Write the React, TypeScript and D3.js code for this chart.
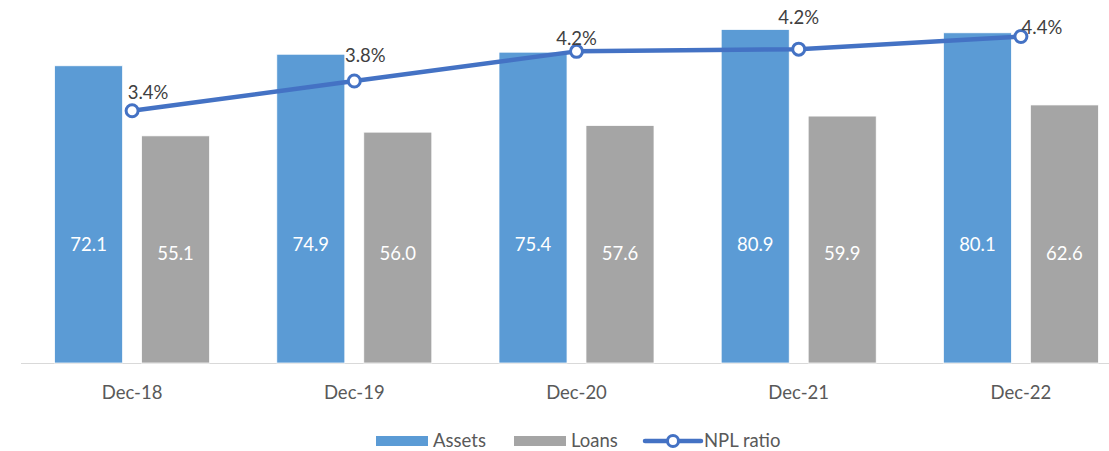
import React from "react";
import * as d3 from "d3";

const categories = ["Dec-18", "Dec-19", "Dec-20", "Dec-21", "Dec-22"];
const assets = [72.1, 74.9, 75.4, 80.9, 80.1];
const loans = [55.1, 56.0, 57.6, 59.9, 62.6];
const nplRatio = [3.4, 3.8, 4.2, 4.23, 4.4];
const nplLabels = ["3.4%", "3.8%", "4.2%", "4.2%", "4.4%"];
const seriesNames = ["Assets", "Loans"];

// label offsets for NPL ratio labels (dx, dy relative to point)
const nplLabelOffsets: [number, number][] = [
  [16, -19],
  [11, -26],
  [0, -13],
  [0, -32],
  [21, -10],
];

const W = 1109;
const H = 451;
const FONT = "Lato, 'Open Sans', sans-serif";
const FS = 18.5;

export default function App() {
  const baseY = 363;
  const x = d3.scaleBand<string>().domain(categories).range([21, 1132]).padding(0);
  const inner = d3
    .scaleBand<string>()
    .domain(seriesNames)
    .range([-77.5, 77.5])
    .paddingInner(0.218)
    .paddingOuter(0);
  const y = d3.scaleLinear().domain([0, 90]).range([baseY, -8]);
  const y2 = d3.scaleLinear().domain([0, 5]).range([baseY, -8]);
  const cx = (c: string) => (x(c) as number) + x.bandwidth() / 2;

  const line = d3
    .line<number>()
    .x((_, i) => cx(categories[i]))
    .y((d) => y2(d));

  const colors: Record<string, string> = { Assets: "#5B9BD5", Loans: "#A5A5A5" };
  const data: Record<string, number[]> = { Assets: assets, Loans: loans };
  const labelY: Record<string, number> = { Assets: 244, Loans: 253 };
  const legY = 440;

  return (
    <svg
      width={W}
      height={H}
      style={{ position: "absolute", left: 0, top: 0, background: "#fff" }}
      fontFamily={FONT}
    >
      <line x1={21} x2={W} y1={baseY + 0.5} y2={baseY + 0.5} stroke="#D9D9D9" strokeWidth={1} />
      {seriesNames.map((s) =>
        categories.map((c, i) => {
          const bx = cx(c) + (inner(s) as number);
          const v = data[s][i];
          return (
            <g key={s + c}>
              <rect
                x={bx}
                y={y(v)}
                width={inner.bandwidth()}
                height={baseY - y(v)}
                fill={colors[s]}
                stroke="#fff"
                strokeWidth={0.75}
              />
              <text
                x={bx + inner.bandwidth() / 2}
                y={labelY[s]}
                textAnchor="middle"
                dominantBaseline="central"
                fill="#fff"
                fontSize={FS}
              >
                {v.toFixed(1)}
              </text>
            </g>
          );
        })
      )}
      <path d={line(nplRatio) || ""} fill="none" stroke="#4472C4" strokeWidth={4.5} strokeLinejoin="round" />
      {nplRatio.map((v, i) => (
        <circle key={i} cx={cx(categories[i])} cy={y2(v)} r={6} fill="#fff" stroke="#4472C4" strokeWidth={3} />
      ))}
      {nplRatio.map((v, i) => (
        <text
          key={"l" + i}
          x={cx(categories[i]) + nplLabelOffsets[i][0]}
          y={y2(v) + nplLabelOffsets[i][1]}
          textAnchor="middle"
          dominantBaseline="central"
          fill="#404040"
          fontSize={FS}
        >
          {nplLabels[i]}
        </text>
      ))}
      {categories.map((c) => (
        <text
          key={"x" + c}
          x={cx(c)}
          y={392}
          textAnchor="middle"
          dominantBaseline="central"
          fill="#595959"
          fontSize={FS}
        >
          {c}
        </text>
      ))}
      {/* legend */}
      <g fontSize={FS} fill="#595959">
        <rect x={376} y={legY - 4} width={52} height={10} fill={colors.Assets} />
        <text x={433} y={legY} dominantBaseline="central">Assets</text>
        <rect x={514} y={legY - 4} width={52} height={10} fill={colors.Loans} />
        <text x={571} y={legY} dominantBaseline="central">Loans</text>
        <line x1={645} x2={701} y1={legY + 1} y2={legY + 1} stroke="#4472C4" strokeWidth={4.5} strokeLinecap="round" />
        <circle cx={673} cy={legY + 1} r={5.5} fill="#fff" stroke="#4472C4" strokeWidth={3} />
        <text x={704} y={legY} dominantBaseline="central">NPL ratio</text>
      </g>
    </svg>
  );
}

══════════

** Short problem **
Each line that has the word "React" should be copied.

** Result for this exercise **
Write the React, TypeScript and D3.js code for this chart.
import React from "react";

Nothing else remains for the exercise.